The image on the cloth appears to be three dimensional, rather than two dimensional such as would be found in a painting. This fact, according to nuclear engineer Robert Rucker, suggests a burst of radioactive energy inside the Shroud that left behind the image of Jesus fully imprinted on the cloth at the very moment of resurrection. Rucker has presented several YouTube talks concerning evidence for the radioactive burst, and he has a website, Shroud Research Network, that explores several issues related to the Shroud.

That the cloth is the actual Shroud of Jesus cannot be demonstrated to the satisfaction of confirmed skeptics, since the resurrection was a one-time event inside a darkened tomb without witnesses; but any other explanation for the revelation of the Shroud’s age and image would seem highly improbable.

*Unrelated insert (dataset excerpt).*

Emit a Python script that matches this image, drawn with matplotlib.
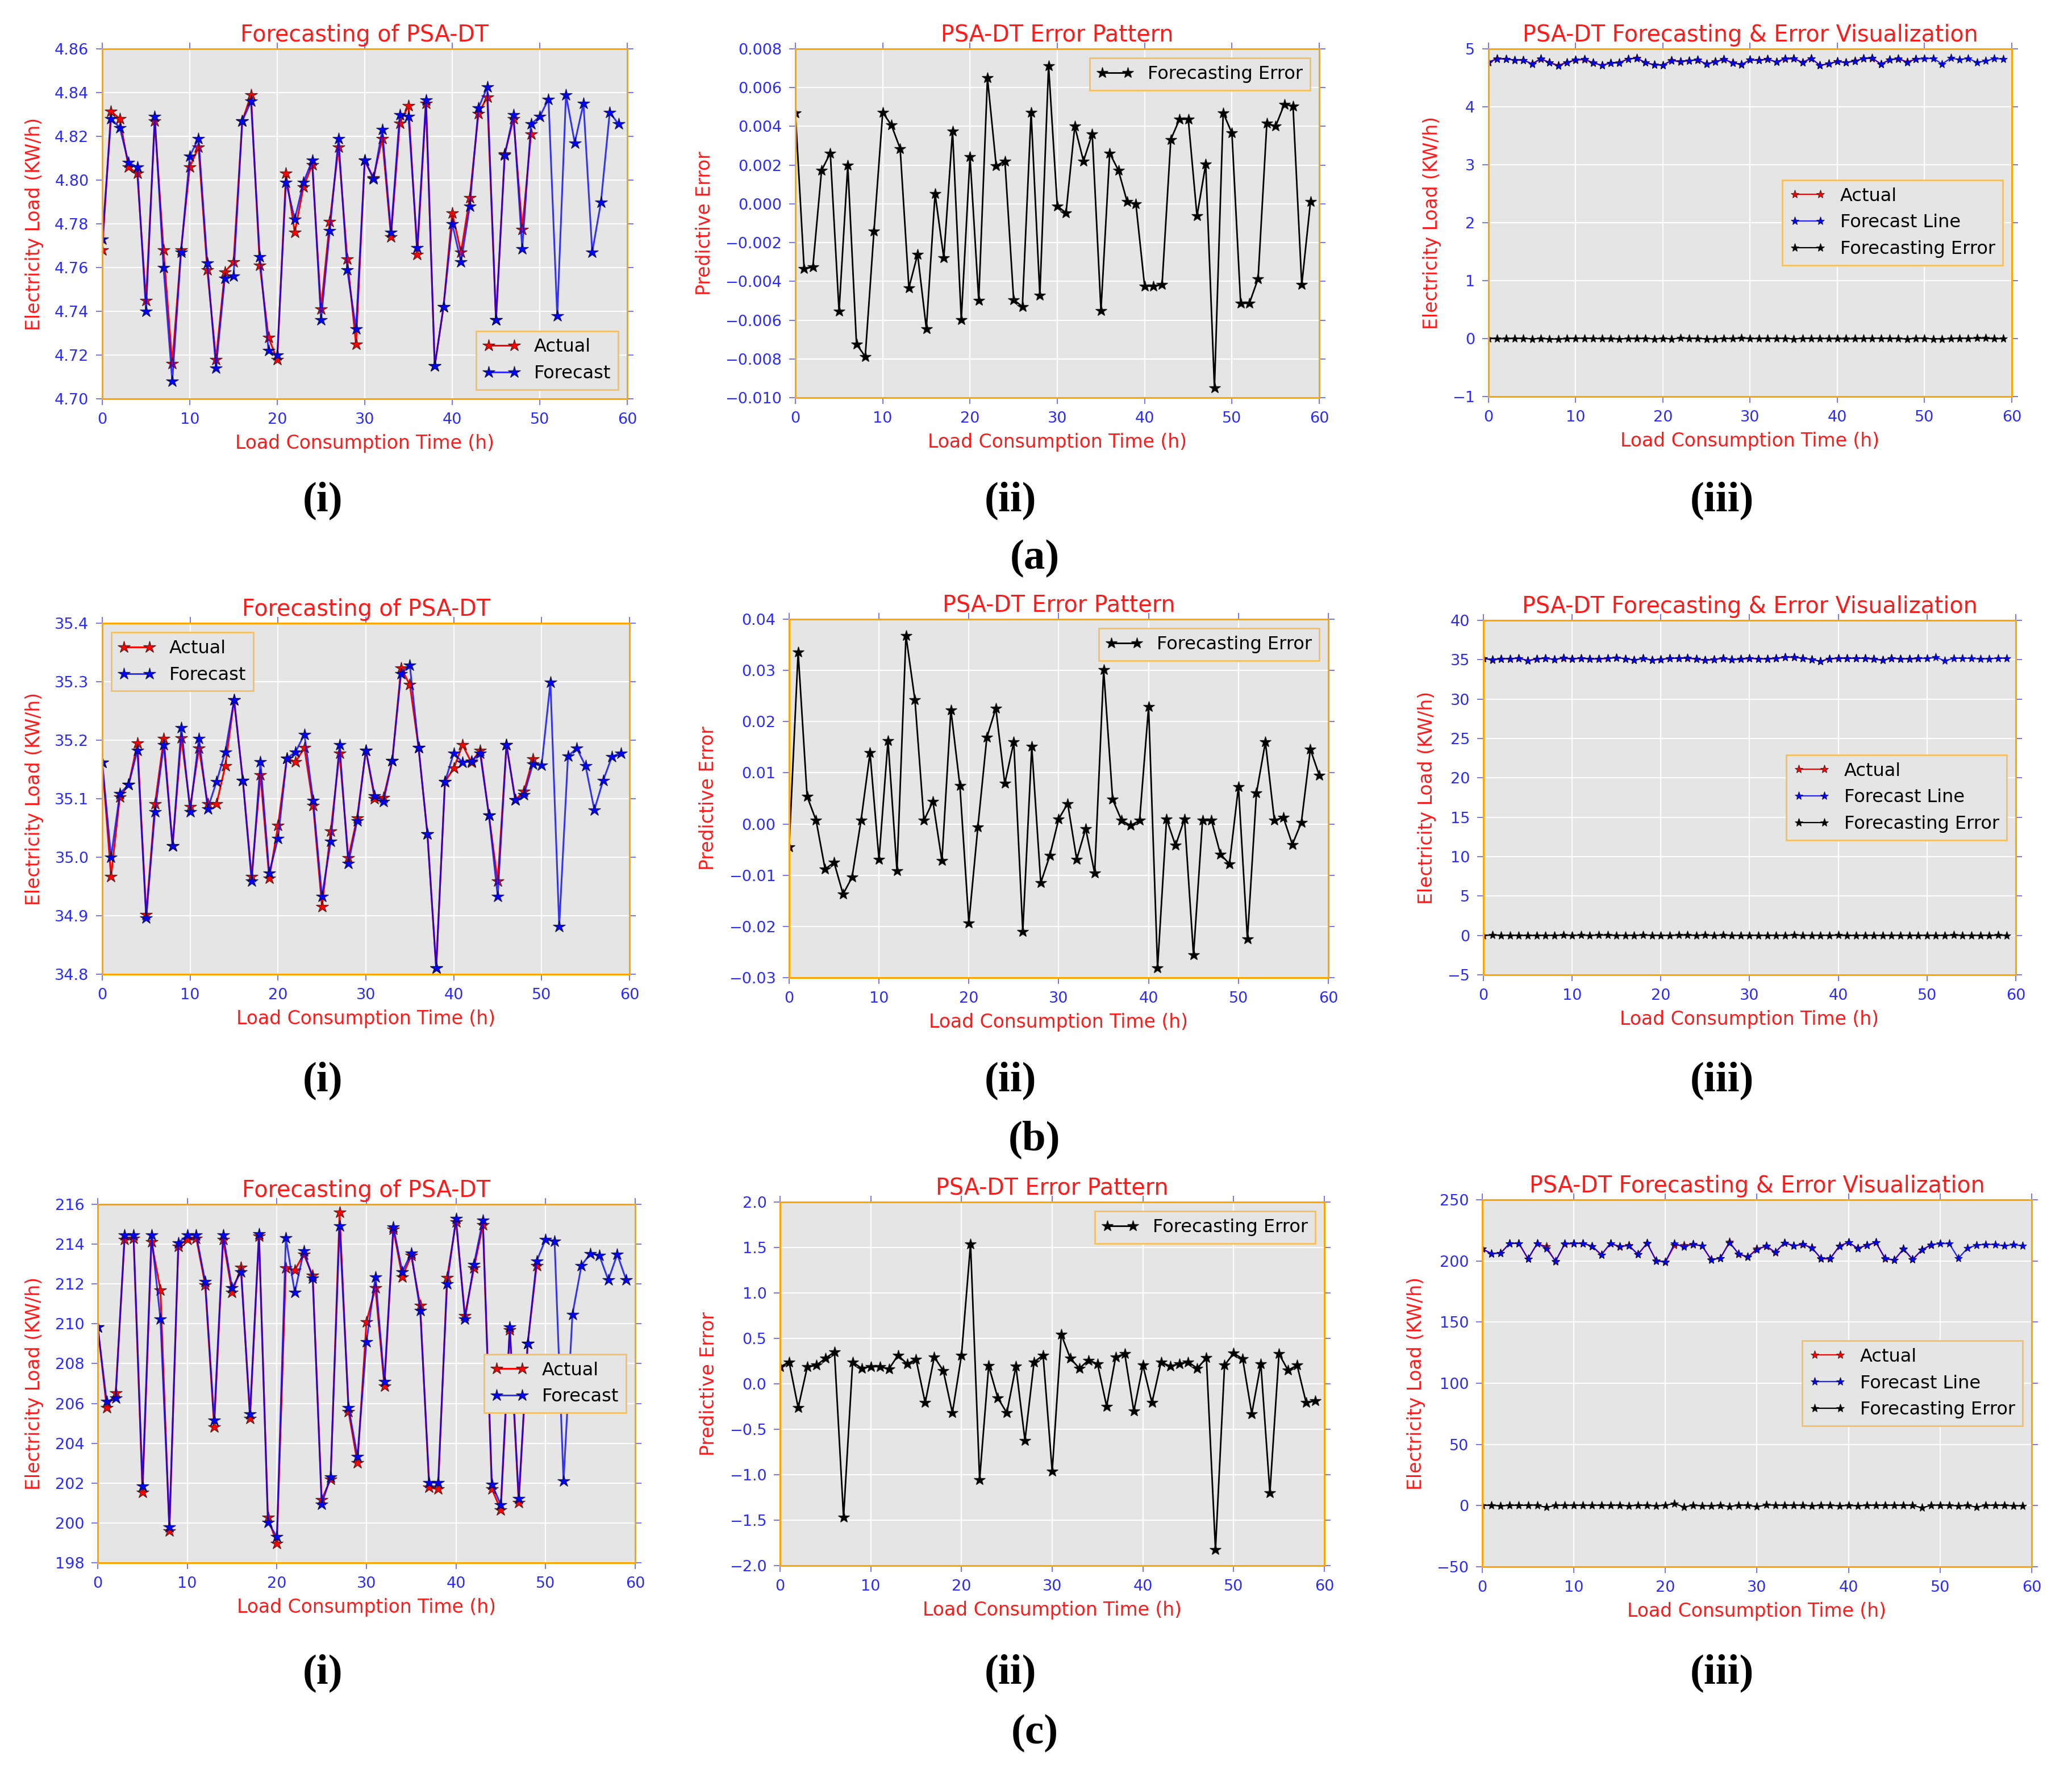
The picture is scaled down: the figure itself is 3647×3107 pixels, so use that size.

For the faithful, as several modern popes have affirmed, there may rightly be rational recourse to viewing the Shroud as a miraculous transfer of His image to be found, preserved, and venerated by hundred of generations yet unborn.

Lift All Hands with Endless Praise

An Easter Vigil Hymn

He walked upon the waters to the beat of drums above,

yet cold men in their frozen hearts denied his talk of love.

They lashed him in the heat of noon and struck his sacred face,

then nailed him to a wooden cross, intent on his disgrace.

“Father, forgive what they have done,” the broken Jesus cried.

“Into your hands my Spirit take,” and then … and then … he died.

The prophecy had ended now; no mocking Serpent stood

near mother Mary’s true son men had slain upon the wood.

As from the tomb’s black terror burst a mighty flash of light,

when from his grave the Sleeper rising ends eternal night.

Great heaven’s gate now opens wide; a thousand souls rush in.

The sleeping King has fully borne the weight of all our sin.

Old Eve and Adam stir to life, their ancient weeping shed,

as angels by the dozens come with garlands for Christ’s head.

Now let us thank the Father for the promise that he kept,

and lift all hands with endless praise for tears that Jesus wept.